Start Material to process

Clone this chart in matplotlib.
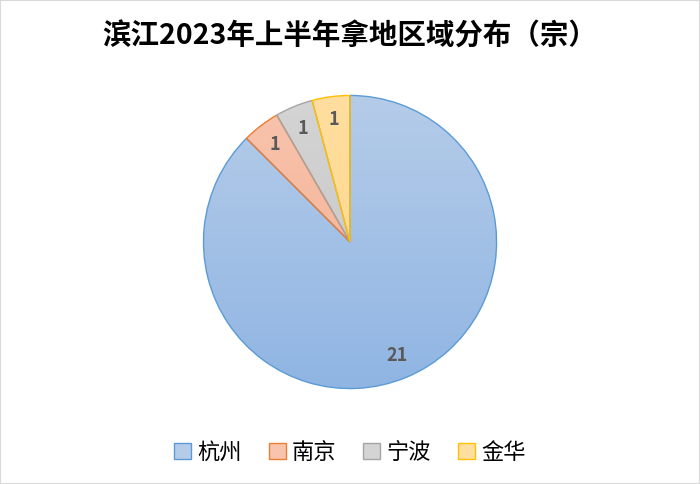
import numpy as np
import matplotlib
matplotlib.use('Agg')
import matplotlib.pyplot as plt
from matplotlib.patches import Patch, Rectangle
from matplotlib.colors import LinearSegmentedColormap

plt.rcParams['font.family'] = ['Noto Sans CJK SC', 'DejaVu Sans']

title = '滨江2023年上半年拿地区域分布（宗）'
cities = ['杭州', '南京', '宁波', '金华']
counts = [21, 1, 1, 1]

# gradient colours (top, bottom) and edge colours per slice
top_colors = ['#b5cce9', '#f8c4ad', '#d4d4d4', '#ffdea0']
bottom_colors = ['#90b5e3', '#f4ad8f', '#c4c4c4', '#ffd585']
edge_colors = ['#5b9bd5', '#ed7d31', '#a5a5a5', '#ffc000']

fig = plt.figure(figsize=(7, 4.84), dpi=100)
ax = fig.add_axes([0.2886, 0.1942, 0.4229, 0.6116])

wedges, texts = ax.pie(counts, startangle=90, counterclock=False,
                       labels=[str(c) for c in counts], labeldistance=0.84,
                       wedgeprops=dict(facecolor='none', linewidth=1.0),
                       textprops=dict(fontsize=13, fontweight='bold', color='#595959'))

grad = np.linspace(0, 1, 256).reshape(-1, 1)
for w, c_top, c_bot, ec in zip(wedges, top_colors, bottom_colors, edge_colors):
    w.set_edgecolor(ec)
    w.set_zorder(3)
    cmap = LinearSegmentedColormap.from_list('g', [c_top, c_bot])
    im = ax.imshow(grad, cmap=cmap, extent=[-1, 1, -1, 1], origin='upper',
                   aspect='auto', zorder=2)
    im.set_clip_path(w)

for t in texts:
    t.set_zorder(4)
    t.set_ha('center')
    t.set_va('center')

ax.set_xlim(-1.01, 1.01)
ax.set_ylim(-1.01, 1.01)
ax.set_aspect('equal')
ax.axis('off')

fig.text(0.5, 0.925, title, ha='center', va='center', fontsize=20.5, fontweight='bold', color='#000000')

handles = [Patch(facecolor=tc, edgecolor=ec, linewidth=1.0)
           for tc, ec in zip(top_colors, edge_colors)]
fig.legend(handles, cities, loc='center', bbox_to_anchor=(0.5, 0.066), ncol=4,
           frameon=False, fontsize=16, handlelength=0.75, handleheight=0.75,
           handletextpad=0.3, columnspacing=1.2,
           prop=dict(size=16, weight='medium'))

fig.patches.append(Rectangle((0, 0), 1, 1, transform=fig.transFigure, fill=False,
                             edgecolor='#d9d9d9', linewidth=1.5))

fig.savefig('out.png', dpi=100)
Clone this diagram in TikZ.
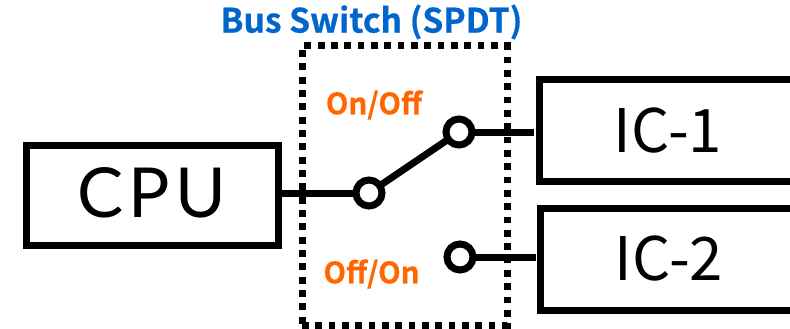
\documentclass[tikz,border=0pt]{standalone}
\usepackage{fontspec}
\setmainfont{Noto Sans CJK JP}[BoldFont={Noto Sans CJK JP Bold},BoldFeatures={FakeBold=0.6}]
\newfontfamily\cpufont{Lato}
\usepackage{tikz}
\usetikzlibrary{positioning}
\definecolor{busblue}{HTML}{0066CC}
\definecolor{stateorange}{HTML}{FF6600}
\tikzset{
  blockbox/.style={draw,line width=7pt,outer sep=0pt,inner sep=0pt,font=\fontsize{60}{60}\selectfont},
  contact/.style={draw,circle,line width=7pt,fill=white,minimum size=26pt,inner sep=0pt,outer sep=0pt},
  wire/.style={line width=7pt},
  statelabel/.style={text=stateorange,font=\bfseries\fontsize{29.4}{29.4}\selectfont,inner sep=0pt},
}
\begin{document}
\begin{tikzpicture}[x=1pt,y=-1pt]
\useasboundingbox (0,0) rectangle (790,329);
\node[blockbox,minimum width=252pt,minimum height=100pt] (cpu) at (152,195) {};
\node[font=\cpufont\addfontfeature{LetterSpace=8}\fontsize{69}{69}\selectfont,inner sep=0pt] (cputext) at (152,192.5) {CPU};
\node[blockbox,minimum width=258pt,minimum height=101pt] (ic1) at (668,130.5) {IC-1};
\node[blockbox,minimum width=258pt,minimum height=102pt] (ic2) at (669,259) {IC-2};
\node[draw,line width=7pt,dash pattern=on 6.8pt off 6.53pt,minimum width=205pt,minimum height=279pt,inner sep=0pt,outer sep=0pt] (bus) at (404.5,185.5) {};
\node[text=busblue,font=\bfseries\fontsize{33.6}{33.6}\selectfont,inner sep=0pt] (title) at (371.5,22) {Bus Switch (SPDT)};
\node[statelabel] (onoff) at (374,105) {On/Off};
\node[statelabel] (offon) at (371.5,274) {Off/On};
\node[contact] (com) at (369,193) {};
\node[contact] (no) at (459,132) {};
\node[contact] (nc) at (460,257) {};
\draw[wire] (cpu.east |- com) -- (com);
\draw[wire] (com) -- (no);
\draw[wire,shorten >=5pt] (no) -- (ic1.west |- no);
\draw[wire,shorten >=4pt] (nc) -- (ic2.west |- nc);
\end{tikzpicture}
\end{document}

End Material to process

- _Instructions for the task_:
Keep the pictures out and write out the records exactly.

- _Result_:
Clone this chart in matplotlib.
import numpy as np
import matplotlib
matplotlib.use('Agg')
import matplotlib.pyplot as plt
from matplotlib.patches import Patch, Rectangle
from matplotlib.colors import LinearSegmentedColormap

plt.rcParams['font.family'] = ['Noto Sans CJK SC', 'DejaVu Sans']

title = '滨江2023年上半年拿地区域分布（宗）'
cities = ['杭州', '南京', '宁波', '金华']
counts = [21, 1, 1, 1]

# gradient colours (top, bottom) and edge colours per slice
top_colors = ['#b5cce9', '#f8c4ad', '#d4d4d4', '#ffdea0']
bottom_colors = ['#90b5e3', '#f4ad8f', '#c4c4c4', '#ffd585']
edge_colors = ['#5b9bd5', '#ed7d31', '#a5a5a5', '#ffc000']

fig = plt.figure(figsize=(7, 4.84), dpi=100)
ax = fig.add_axes([0.2886, 0.1942, 0.4229, 0.6116])

wedges, texts = ax.pie(counts, startangle=90, counterclock=False,
                       labels=[str(c) for c in counts], labeldistance=0.84,
                       wedgeprops=dict(facecolor='none', linewidth=1.0),
                       textprops=dict(fontsize=13, fontweight='bold', color='#595959'))

grad = np.linspace(0, 1, 256).reshape(-1, 1)
for w, c_top, c_bot, ec in zip(wedges, top_colors, bottom_colors, edge_colors):
    w.set_edgecolor(ec)
    w.set_zorder(3)
    cmap = LinearSegmentedColormap.from_list('g', [c_top, c_bot])
    im = ax.imshow(grad, cmap=cmap, extent=[-1, 1, -1, 1], origin='upper',
                   aspect='auto', zorder=2)
    im.set_clip_path(w)

for t in texts:
    t.set_zorder(4)
    t.set_ha('center')
    t.set_va('center')

ax.set_xlim(-1.01, 1.01)
ax.set_ylim(-1.01, 1.01)
ax.set_aspect('equal')
ax.axis('off')

fig.text(0.5, 0.925, title, ha='center', va='center', fontsize=20.5, fontweight='bold', color='#000000')

handles = [Patch(facecolor=tc, edgecolor=ec, linewidth=1.0)
           for tc, ec in zip(top_colors, edge_colors)]
fig.legend(handles, cities, loc='center', bbox_to_anchor=(0.5, 0.066), ncol=4,
           frameon=False, fontsize=16, handlelength=0.75, handleheight=0.75,
           handletextpad=0.3, columnspacing=1.2,
           prop=dict(size=16, weight='medium'))

fig.patches.append(Rectangle((0, 0), 1, 1, transform=fig.transFigure, fill=False,
                             edgecolor='#d9d9d9', linewidth=1.5))

fig.savefig('out.png', dpi=100)
Clone this diagram in TikZ.
\documentclass[tikz,border=0pt]{standalone}
\usepackage{fontspec}
\setmainfont{Noto Sans CJK JP}[BoldFont={Noto Sans CJK JP Bold},BoldFeatures={FakeBold=0.6}]
\newfontfamily\cpufont{Lato}
\usepackage{tikz}
\usetikzlibrary{positioning}
\definecolor{busblue}{HTML}{0066CC}
\definecolor{stateorange}{HTML}{FF6600}
\tikzset{
  blockbox/.style={draw,line width=7pt,outer sep=0pt,inner sep=0pt,font=\fontsize{60}{60}\selectfont},
  contact/.style={draw,circle,line width=7pt,fill=white,minimum size=26pt,inner sep=0pt,outer sep=0pt},
  wire/.style={line width=7pt},
  statelabel/.style={text=stateorange,font=\bfseries\fontsize{29.4}{29.4}\selectfont,inner sep=0pt},
}
\begin{document}
\begin{tikzpicture}[x=1pt,y=-1pt]
\useasboundingbox (0,0) rectangle (790,329);
\node[blockbox,minimum width=252pt,minimum height=100pt] (cpu) at (152,195) {};
\node[font=\cpufont\addfontfeature{LetterSpace=8}\fontsize{69}{69}\selectfont,inner sep=0pt] (cputext) at (152,192.5) {CPU};
\node[blockbox,minimum width=258pt,minimum height=101pt] (ic1) at (668,130.5) {IC-1};
\node[blockbox,minimum width=258pt,minimum height=102pt] (ic2) at (669,259) {IC-2};
\node[draw,line width=7pt,dash pattern=on 6.8pt off 6.53pt,minimum width=205pt,minimum height=279pt,inner sep=0pt,outer sep=0pt] (bus) at (404.5,185.5) {};
\node[text=busblue,font=\bfseries\fontsize{33.6}{33.6}\selectfont,inner sep=0pt] (title) at (371.5,22) {Bus Switch (SPDT)};
\node[statelabel] (onoff) at (374,105) {On/Off};
\node[statelabel] (offon) at (371.5,274) {Off/On};
\node[contact] (com) at (369,193) {};
\node[contact] (no) at (459,132) {};
\node[contact] (nc) at (460,257) {};
\draw[wire] (cpu.east |- com) -- (com);
\draw[wire] (com) -- (no);
\draw[wire,shorten >=5pt] (no) -- (ic1.west |- no);
\draw[wire,shorten >=4pt] (nc) -- (ic2.west |- nc);
\end{tikzpicture}
\end{document}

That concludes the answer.